— start —

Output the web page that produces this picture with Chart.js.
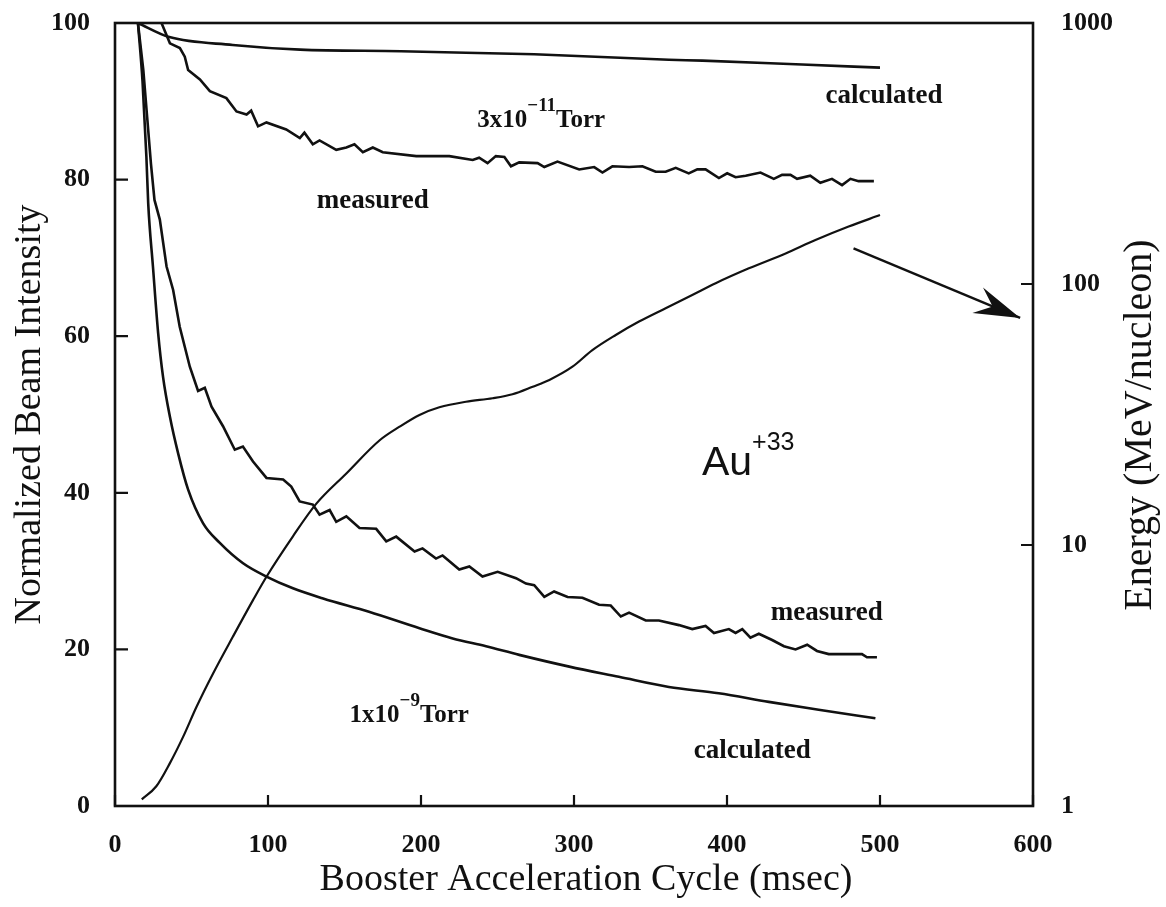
<!DOCTYPE html>
<html>
<head>
<meta charset="utf-8">
<title>Au+33 beam intensity</title>
<script src="https://cdn.jsdelivr.net/npm/chart.js@4.4.1/dist/chart.umd.min.js"></script>
<style>
  html, body { margin: 0; padding: 0; background: #ffffff; }
  #wrap { width: 1166px; height: 907px; }
</style>
</head>
<body>
<div id="wrap"><canvas id="beamChart" width="1166" height="907"></canvas></div>
<script>
// tick values
const cycleTicks = [0, 100, 200, 300, 400, 500, 600];
const intensityTicks = [0, 20, 40, 60, 80, 100];
const energyTicks = [1, 10, 100, 1000];

// 3x10^-11 Torr, calculated
const calc11X = [15, 35.5, 77, 121, 187, 252, 274, 362, 384, 449, 500];
const calc11Y = [100, 98.2, 97.2, 96.6, 96.4, 96.1, 96.0, 95.3, 95.2, 94.7, 94.3];

// 3x10^-11 Torr, measured
const meas11X = [30.4, 35.9, 42.4, 45.6, 47.8, 55.5, 62, 72.8, 79.4, 86, 89, 93.5, 99, 111.9, 120.8, 123.8,
  129.3, 133.7, 144.6, 151.2, 156.5, 162, 168.5, 175, 196.9, 218.5, 233.8, 238, 243.5, 248.9, 254.5,
  258.8, 264.2, 276.2, 280.6, 289.2, 303.4, 313.2, 318.6, 325.1, 336, 344.7, 353.4, 359.9, 366.5, 375,
  380.6, 386, 394.7, 400.1, 405.6, 412.2, 421.9, 430.6, 436, 441.5, 445.8, 454.4, 461, 468.6, 475.2,
  480.7, 486, 496];
const meas11Y = [100, 97.4, 96.8, 95.7, 94, 92.8, 91.3, 90.4, 88.7, 88.3, 88.8, 86.8, 87.3, 86.4, 85.3, 86,
  84.5, 85, 83.8, 84.1, 84.5, 83.5, 84.1, 83.5, 83, 83, 82.5, 82.8, 82.1, 83, 82.9,
  81.7, 82.2, 82.1, 81.6, 82.3, 81.3, 81.6, 80.9, 81.7, 81.6, 81.7, 81, 81, 81.5, 80.8,
  81.3, 81.3, 80.2, 80.8, 80.3, 80.5, 80.9, 80.1, 80.6, 80.6, 80.1, 80.5, 79.6, 80.1, 79.3,
  80.1, 79.8, 79.8];

// 1x10^-9 Torr, calculated
const calc9X = [15, 18, 20.5, 21.7, 24.8, 28.2, 31.4, 35.9, 41.3, 47.8, 57.6, 68.5, 83.7, 99, 116.3, 136,
  166, 199, 220.7, 242.5, 264.2, 296.9, 329.3, 362, 394.6, 427.3, 459.9, 497];
const calc9Y = [100, 92.5, 83, 77, 68.9, 60.4, 54.8, 49.7, 45, 40.4, 36.1, 33.6, 31, 29.3, 27.8, 26.5,
  24.8, 22.7, 21.4, 20.4, 19.3, 17.8, 16.5, 15.2, 14.4, 13.3, 12.3, 11.2];

// 1x10^-9 Torr, measured
const meas9X = [15, 18.5, 21, 23.5, 25.8, 29.3, 33.7, 38, 42.3, 48.9, 54.3, 58.7, 63.1, 70.6, 78.3, 83.6,
  90.2, 99, 109.9, 115.2, 120.7, 129.3, 133.7, 140.3, 144.6, 151.2, 159.8, 170.7, 177.3, 183.8, 195.8,
  201, 209.8, 214.1, 225, 231.6, 240.2, 250.1, 262.1, 268.6, 274, 280.6, 287, 295.8, 305.5, 316.4,
  324, 330.6, 336, 346.9, 355.5, 368.6, 377.3, 386, 391.5, 401.2, 405.6, 410, 415.3, 420.8, 429.5,
  437.2, 444.8, 452.4, 458.8, 466.5, 488.2, 491.5, 498];
const meas9Y = [100, 94, 88, 82, 77.4, 74.9, 68.9, 65.9, 61.2, 56.1, 53, 53.4, 51, 48.5, 45.5, 45.9,
  44, 41.9, 41.7, 40.8, 38.9, 38.5, 37.2, 37.8, 36.3, 37, 35.5, 35.4, 33.8, 34.4, 32.5,
  32.9, 31.6, 32, 30.2, 30.6, 29.3, 29.9, 29.1, 28.4, 28.2, 26.7, 27.4, 26.7, 26.6, 25.7,
  25.6, 24.2, 24.7, 23.7, 23.7, 23.1, 22.6, 23, 22.1, 22.6, 22.1, 22.6, 21.5, 22, 21.2,
  20.4, 20, 20.6, 19.8, 19.4, 19.4, 19, 19];

// Au+33 energy (MeV/nucleon), right log axis
const energyX = [17.5, 27, 35.9, 44.5, 53.3, 64.1, 77.1, 90.2, 99, 116.3, 131.6, 151.2, 173, 186, 199, 212,
  229.4, 246.8, 259.8, 273, 283.9, 299, 312, 327.3, 342.5, 359.9, 377.3, 392.6, 414.3, 438.3, 457.8,
  479.5, 500];
const energyY = [1.06, 1.19, 1.46, 1.84, 2.4, 3.22, 4.46, 6.15, 7.56, 10.8, 14.4, 18.8, 25.2, 28.4, 31.5, 33.7,
  35.4, 36.5, 37.8, 40.4, 42.9, 48.2, 55.8, 63.8, 71.8, 80.8, 90.8, 100.7, 114.8, 131, 147.4,
  166, 183.7];

// pointer from the energy curve to the right axis (x, energy)
const arrowX = [482.7, 591.6];
const arrowY = [137, 74.1];

const SERIF = "'Liberation Serif', 'Times New Roman', serif";
const SANS = "'Liberation Sans', Arial, sans-serif";
const WORD_FONT = `bold 27px ${SERIF}`;
const TORR_FONT = `bold 25px ${SERIF}`;
const SUP_FONT = `bold 19px ${SERIF}`;

// text inside the plot, placed in data units (x, left axis)
const notes = [
  { x: 464.4, y: 89.8, parts: [{ text: "calculated", font: WORD_FONT }] },
  { x: 236.8, y: 86.7, parts: [
    { text: "3x10", font: TORR_FONT },
    { text: "\u221211", font: SUP_FONT, rise: 16 },
    { text: "Torr", font: TORR_FONT },
  ] },
  { x: 131.8, y: 76.4, parts: [{ text: "measured", font: WORD_FONT }] },
  { x: 383.6, y: 42.3, parts: [
    { text: "Au", font: `41px ${SANS}` },
    { text: "+33", font: `25px ${SANS}`, rise: 25 },
  ] },
  { x: 428.6, y: 23.8, parts: [{ text: "measured", font: WORD_FONT }] },
  { x: 153.3, y: 10.7, parts: [
    { text: "1x10", font: TORR_FONT },
    { text: "\u22129", font: SUP_FONT, rise: 16 },
    { text: "Torr", font: TORR_FONT },
  ] },
  { x: 378.3, y: 6.1, parts: [{ text: "calculated", font: WORD_FONT }] },
];

const toPoints = (xs, ys) => xs.map((x, i) => ({ x: x, y: ys[i] }));

const lineSet = (label, xs, ys, opts) => Object.assign({
  label: label,
  data: toPoints(xs, ys),
  showLine: true,
  borderColor: "#111111",
  borderWidth: 2.6,
  pointRadius: 0,
  fill: false,
  tension: 0,
  yAxisID: "y",
}, opts || {});

const drawParts = (ctx, parts, x, y) => {
  let cx = x;
  parts.forEach((p) => {
    ctx.font = p.font;
    ctx.fillText(p.text, cx, y - (p.rise || 0));
    cx += ctx.measureText(p.text).width;
  });
};

// fixed box sizes so the plot frame lands where the scan has it
const fixWidth = (w) => (s) => {
  s.width = w;
  s.paddingTop = 0;
  s.paddingBottom = 0;
};

// frame + inward tick marks
const framePlugin = {
  id: "frame",
  afterDatasetsDraw: (chart) => {
    const { ctx, chartArea, scales: { x, y, y2 } } = chart;
    const { left, right, top, bottom } = chartArea;
    ctx.save();
    ctx.strokeStyle = "#111111";
    ctx.lineWidth = 2.6;
    ctx.strokeRect(left, top, right - left, bottom - top);

    ctx.lineWidth = 2.2;
    ctx.beginPath();
    x.ticks.forEach((t) => {
      const px = x.getPixelForValue(t.value);
      ctx.moveTo(px, bottom);
      ctx.lineTo(px, bottom - 11);
    });
    y.ticks.forEach((t) => {
      const py = y.getPixelForValue(t.value);
      ctx.moveTo(left, py);
      ctx.lineTo(left + 13, py);
    });
    y2.ticks.forEach((t) => {
      const py = y2.getPixelForValue(t.value);
      ctx.moveTo(right, py);
      ctx.lineTo(right - 12, py);
    });
    ctx.stroke();
    ctx.restore();
  },
};

// arrowhead, notes and axis titles
const textPlugin = {
  id: "texts",
  afterDraw: (chart) => {
    const { ctx, chartArea, scales: { x, y } } = chart;
    ctx.save();
    ctx.fillStyle = "#111111";

    // arrowhead at the end of the pointer dataset
    const meta = chart.getDatasetMeta(5);
    const p0 = meta.data[0];
    const p1 = meta.data[1];
    if (p0 && p1) {
      const ang = Math.atan2(p1.y - p0.y, p1.x - p0.x);
      const len = 48;
      const spread = 0.29;
      ctx.beginPath();
      ctx.moveTo(p1.x, p1.y);
      ctx.lineTo(p1.x - len * Math.cos(ang - spread), p1.y - len * Math.sin(ang - spread));
      ctx.lineTo(p1.x - len * 0.62 * Math.cos(ang), p1.y - len * 0.62 * Math.sin(ang));
      ctx.lineTo(p1.x - len * Math.cos(ang + spread), p1.y - len * Math.sin(ang + spread));
      ctx.closePath();
      ctx.fill();
    }

    ctx.textAlign = "left";
    ctx.textBaseline = "alphabetic";
    notes.forEach((n) => {
      drawParts(ctx, n.parts, x.getPixelForValue(n.x), y.getPixelForValue(n.y));
    });

    // axis titles
    ctx.font = `38px ${SERIF}`;
    ctx.textAlign = "center";
    ctx.fillText("Booster Acceleration Cycle (msec)", (chartArea.left + chartArea.right) / 2 + 12, chartArea.bottom + 84);

    ctx.save();
    ctx.translate(40, (chartArea.top + chartArea.bottom) / 2);
    ctx.rotate(-Math.PI / 2);
    ctx.fillText("Normalized Beam Intensity", 0, 0);
    ctx.restore();

    ctx.save();
    ctx.font = `40px ${SERIF}`;
    ctx.translate(chartArea.right + 118, 425);
    ctx.rotate(-Math.PI / 2);
    ctx.fillText("Energy (MeV/nucleon)", 0, 0);
    ctx.restore();

    ctx.restore();
  },
};

const tickFont = { family: SERIF, size: 26, weight: "bold" };

const config = {
  type: "scatter",
  data: {
    datasets: [
      lineSet("calculated 3x10-11", calc11X, calc11Y, { cubicInterpolationMode: "monotone" }),
      lineSet("measured 3x10-11", meas11X, meas11Y),
      lineSet("calculated 1x10-9", calc9X, calc9Y, { cubicInterpolationMode: "monotone" }),
      lineSet("measured 1x10-9", meas9X, meas9Y),
      lineSet("energy", energyX, energyY, { yAxisID: "y2", borderWidth: 2.2, cubicInterpolationMode: "monotone" }),
      lineSet("pointer", arrowX, arrowY, { yAxisID: "y2", borderWidth: 2.4 }),
    ],
  },
  plugins: [framePlugin, textPlugin],
  options: {
    responsive: false,
    animation: false,
    events: [],
    layout: { padding: { top: 23, left: 0, right: 0, bottom: 0 } },
    plugins: {
      legend: { display: false },
      tooltip: { enabled: false },
    },
    scales: {
      x: {
        type: "linear",
        position: "bottom",
        min: 0,
        max: 600,
        grid: { display: false, drawTicks: false },
        border: { display: false },
        afterBuildTicks: (s) => { s.ticks = cycleTicks.map((v) => ({ value: v })); },
        afterFit: (s) => { s.height = 101; },
        ticks: { color: "#111111", font: tickFont, padding: 24, maxRotation: 0 },
      },
      y: {
        type: "linear",
        position: "left",
        min: 0,
        max: 100,
        grid: { display: false, drawTicks: false },
        border: { display: false },
        afterBuildTicks: (s) => { s.ticks = intensityTicks.map((v) => ({ value: v })); },
        afterFit: fixWidth(115),
        ticks: { color: "#111111", font: tickFont, padding: 25 },
      },
      y2: {
        type: "logarithmic",
        position: "right",
        min: 1,
        max: 1000,
        grid: { display: false, drawTicks: false },
        border: { display: false },
        afterBuildTicks: (s) => { s.ticks = energyTicks.map((v) => ({ value: v })); },
        afterFit: fixWidth(133),
        ticks: { color: "#111111", font: tickFont, padding: 28, callback: (v) => String(v) },
      },
    },
  },
};

new Chart(document.getElementById("beamChart").getContext("2d"), config);
</script>
</body>
</html>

— end —

**What you should do:** Quote, exactly and only, the lines from the first line of the data above through the line containing "13.3, 12.3, 11.2];". The pictures do not belong in it.

**Written answer:**
Output the web page that produces this picture with Chart.js.
<!DOCTYPE html>
<html>
<head>
<meta charset="utf-8">
<title>Au+33 beam intensity</title>
<script src="https://cdn.jsdelivr.net/npm/chart.js@4.4.1/dist/chart.umd.min.js"></script>
<style>
  html, body { margin: 0; padding: 0; background: #ffffff; }
  #wrap { width: 1166px; height: 907px; }
</style>
</head>
<body>
<div id="wrap"><canvas id="beamChart" width="1166" height="907"></canvas></div>
<script>
// tick values
const cycleTicks = [0, 100, 200, 300, 400, 500, 600];
const intensityTicks = [0, 20, 40, 60, 80, 100];
const energyTicks = [1, 10, 100, 1000];

// 3x10^-11 Torr, calculated
const calc11X = [15, 35.5, 77, 121, 187, 252, 274, 362, 384, 449, 500];
const calc11Y = [100, 98.2, 97.2, 96.6, 96.4, 96.1, 96.0, 95.3, 95.2, 94.7, 94.3];

// 3x10^-11 Torr, measured
const meas11X = [30.4, 35.9, 42.4, 45.6, 47.8, 55.5, 62, 72.8, 79.4, 86, 89, 93.5, 99, 111.9, 120.8, 123.8,
  129.3, 133.7, 144.6, 151.2, 156.5, 162, 168.5, 175, 196.9, 218.5, 233.8, 238, 243.5, 248.9, 254.5,
  258.8, 264.2, 276.2, 280.6, 289.2, 303.4, 313.2, 318.6, 325.1, 336, 344.7, 353.4, 359.9, 366.5, 375,
  380.6, 386, 394.7, 400.1, 405.6, 412.2, 421.9, 430.6, 436, 441.5, 445.8, 454.4, 461, 468.6, 475.2,
  480.7, 486, 496];
const meas11Y = [100, 97.4, 96.8, 95.7, 94, 92.8, 91.3, 90.4, 88.7, 88.3, 88.8, 86.8, 87.3, 86.4, 85.3, 86,
  84.5, 85, 83.8, 84.1, 84.5, 83.5, 84.1, 83.5, 83, 83, 82.5, 82.8, 82.1, 83, 82.9,
  81.7, 82.2, 82.1, 81.6, 82.3, 81.3, 81.6, 80.9, 81.7, 81.6, 81.7, 81, 81, 81.5, 80.8,
  81.3, 81.3, 80.2, 80.8, 80.3, 80.5, 80.9, 80.1, 80.6, 80.6, 80.1, 80.5, 79.6, 80.1, 79.3,
  80.1, 79.8, 79.8];

// 1x10^-9 Torr, calculated
const calc9X = [15, 18, 20.5, 21.7, 24.8, 28.2, 31.4, 35.9, 41.3, 47.8, 57.6, 68.5, 83.7, 99, 116.3, 136,
  166, 199, 220.7, 242.5, 264.2, 296.9, 329.3, 362, 394.6, 427.3, 459.9, 497];
const calc9Y = [100, 92.5, 83, 77, 68.9, 60.4, 54.8, 49.7, 45, 40.4, 36.1, 33.6, 31, 29.3, 27.8, 26.5,
  24.8, 22.7, 21.4, 20.4, 19.3, 17.8, 16.5, 15.2, 14.4, 13.3, 12.3, 11.2];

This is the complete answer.